DIRECTIONS FOR THIS TASK:
The listing below begins with the first line you should copy; stop after the line containing "const blueBottom = [-2];", and drop every picture.

--------

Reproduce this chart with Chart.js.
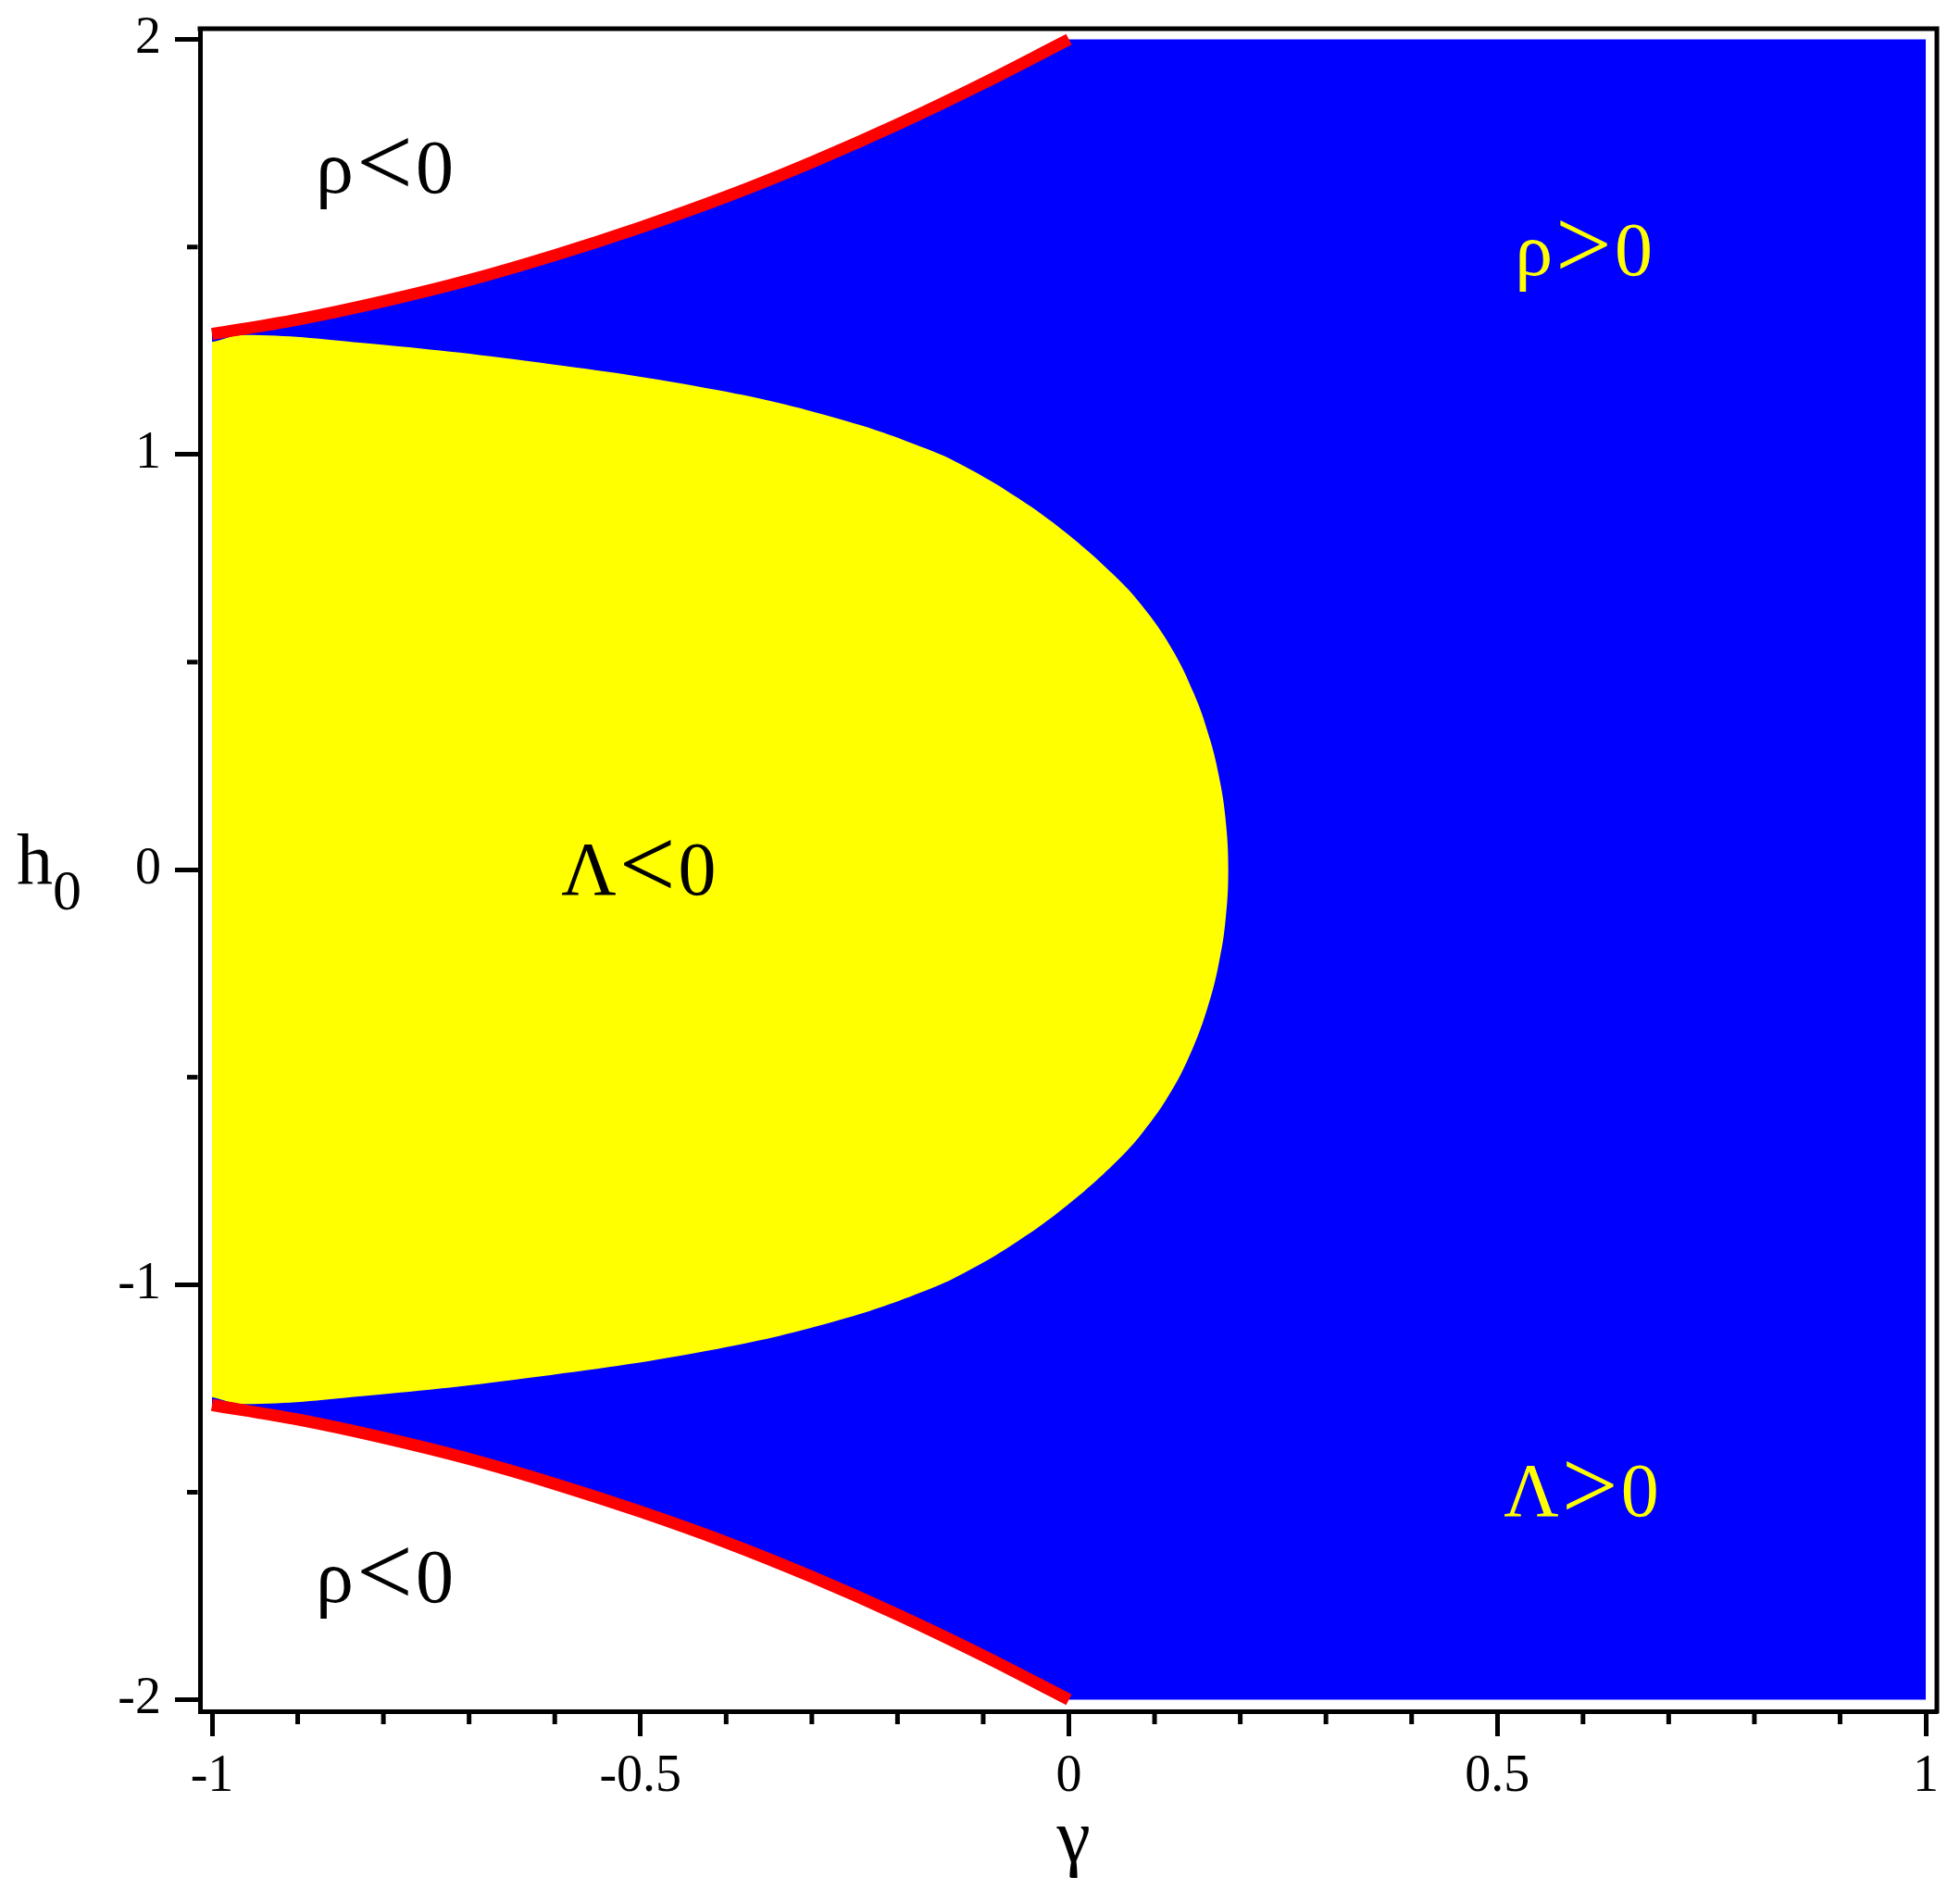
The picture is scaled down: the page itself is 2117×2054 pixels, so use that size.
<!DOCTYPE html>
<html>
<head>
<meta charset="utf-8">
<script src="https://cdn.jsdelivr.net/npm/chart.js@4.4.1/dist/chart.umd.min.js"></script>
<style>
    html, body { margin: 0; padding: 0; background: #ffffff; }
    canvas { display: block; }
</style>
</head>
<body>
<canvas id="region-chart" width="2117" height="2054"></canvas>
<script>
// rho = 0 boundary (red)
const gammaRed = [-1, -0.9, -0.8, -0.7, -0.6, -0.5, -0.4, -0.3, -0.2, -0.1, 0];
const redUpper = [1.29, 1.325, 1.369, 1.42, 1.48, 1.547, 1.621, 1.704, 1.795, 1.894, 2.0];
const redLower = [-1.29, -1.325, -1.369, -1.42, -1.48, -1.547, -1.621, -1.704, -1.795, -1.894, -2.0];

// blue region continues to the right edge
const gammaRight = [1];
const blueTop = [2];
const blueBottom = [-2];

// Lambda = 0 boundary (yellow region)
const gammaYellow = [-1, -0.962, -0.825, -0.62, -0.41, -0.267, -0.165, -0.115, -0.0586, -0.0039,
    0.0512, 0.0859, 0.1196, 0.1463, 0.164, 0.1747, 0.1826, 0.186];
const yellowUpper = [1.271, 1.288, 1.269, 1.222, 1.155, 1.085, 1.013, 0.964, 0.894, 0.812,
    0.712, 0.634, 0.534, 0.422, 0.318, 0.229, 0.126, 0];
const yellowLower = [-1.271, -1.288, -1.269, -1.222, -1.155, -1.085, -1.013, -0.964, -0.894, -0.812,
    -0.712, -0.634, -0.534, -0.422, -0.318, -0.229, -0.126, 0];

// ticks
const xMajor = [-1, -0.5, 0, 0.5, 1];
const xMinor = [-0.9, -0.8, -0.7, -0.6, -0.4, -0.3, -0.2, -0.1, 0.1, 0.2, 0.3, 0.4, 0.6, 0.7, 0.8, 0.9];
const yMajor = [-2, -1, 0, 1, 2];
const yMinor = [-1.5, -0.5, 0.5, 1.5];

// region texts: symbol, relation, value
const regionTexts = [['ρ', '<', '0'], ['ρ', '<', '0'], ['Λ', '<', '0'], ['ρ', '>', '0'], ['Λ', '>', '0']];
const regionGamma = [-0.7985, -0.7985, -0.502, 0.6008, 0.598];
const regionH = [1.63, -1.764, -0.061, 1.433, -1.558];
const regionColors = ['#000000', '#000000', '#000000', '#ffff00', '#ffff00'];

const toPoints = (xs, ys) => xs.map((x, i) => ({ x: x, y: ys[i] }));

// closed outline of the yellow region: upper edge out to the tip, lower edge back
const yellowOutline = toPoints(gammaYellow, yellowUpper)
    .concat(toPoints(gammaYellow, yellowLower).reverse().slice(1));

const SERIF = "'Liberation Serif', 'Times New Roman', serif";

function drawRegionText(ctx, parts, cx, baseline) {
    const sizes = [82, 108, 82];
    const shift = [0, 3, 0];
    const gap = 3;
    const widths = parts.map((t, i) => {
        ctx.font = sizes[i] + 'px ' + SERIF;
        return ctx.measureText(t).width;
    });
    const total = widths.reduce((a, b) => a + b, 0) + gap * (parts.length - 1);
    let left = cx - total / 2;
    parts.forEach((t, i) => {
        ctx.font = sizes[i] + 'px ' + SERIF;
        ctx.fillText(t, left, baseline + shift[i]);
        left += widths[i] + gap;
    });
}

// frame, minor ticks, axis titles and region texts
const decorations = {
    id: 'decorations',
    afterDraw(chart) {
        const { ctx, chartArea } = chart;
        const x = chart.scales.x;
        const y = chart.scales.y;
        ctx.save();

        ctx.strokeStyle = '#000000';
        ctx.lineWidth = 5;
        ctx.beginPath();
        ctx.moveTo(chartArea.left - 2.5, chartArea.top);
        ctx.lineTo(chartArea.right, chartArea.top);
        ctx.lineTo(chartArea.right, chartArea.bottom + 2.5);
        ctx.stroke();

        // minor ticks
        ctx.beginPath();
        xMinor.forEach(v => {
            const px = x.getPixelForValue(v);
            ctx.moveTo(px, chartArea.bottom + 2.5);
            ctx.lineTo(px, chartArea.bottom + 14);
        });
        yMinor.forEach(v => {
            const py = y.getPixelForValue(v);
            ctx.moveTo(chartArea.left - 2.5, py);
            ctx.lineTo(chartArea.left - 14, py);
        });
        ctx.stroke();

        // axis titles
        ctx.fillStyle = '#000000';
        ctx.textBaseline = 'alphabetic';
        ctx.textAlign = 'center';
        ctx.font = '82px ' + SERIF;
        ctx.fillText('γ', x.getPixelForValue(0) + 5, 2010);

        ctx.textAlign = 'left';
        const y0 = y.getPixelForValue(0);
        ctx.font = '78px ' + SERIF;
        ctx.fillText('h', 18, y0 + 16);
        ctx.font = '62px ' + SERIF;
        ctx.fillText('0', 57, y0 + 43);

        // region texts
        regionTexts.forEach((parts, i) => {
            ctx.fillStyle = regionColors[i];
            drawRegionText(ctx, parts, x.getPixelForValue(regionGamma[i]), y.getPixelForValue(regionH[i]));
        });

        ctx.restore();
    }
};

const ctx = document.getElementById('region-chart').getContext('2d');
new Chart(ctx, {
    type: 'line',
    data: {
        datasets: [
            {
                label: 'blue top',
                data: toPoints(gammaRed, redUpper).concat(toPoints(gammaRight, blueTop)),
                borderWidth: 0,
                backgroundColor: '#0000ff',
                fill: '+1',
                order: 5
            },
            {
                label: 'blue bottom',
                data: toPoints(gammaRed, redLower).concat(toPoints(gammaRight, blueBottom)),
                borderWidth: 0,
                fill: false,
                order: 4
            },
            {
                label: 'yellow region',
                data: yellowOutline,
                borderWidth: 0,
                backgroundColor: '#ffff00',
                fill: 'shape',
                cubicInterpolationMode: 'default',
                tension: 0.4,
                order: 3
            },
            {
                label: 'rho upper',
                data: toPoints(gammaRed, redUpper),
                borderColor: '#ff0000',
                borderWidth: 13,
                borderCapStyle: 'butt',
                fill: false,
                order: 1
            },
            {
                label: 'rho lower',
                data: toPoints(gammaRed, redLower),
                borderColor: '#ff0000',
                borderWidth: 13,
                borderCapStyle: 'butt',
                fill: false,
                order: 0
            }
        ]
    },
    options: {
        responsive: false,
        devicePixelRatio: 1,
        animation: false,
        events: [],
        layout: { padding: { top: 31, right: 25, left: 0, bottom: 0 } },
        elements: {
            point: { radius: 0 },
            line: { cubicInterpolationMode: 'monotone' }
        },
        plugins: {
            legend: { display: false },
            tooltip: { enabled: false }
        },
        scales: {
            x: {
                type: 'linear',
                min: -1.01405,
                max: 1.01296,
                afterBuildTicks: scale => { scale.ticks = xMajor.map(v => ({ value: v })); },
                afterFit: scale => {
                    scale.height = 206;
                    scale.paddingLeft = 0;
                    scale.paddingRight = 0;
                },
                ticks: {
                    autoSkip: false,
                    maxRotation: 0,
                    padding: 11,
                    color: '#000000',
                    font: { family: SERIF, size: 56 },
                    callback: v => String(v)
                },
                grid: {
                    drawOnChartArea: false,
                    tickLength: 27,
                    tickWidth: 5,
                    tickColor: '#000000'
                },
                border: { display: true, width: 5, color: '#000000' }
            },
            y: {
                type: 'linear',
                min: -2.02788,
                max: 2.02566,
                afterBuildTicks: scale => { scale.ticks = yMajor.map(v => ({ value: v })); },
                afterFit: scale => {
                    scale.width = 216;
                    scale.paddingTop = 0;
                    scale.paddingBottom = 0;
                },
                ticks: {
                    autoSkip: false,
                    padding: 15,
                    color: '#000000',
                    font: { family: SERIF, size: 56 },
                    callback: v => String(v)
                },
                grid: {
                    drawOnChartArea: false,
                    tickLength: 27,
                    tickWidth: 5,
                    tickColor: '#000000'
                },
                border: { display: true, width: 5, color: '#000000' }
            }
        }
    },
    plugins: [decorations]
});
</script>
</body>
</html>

--------

SOLUTION FOR THIS EXERCISE:
Reproduce this chart with Chart.js.
The picture is scaled down: the page itself is 2117×2054 pixels, so use that size.
<!DOCTYPE html>
<html>
<head>
<meta charset="utf-8">
<script src="https://cdn.jsdelivr.net/npm/chart.js@4.4.1/dist/chart.umd.min.js"></script>
<style>
    html, body { margin: 0; padding: 0; background: #ffffff; }
    canvas { display: block; }
</style>
</head>
<body>
<canvas id="region-chart" width="2117" height="2054"></canvas>
<script>
// rho = 0 boundary (red)
const gammaRed = [-1, -0.9, -0.8, -0.7, -0.6, -0.5, -0.4, -0.3, -0.2, -0.1, 0];
const redUpper = [1.29, 1.325, 1.369, 1.42, 1.48, 1.547, 1.621, 1.704, 1.795, 1.894, 2.0];
const redLower = [-1.29, -1.325, -1.369, -1.42, -1.48, -1.547, -1.621, -1.704, -1.795, -1.894, -2.0];

// blue region continues to the right edge
const gammaRight = [1];
const blueTop = [2];
const blueBottom = [-2];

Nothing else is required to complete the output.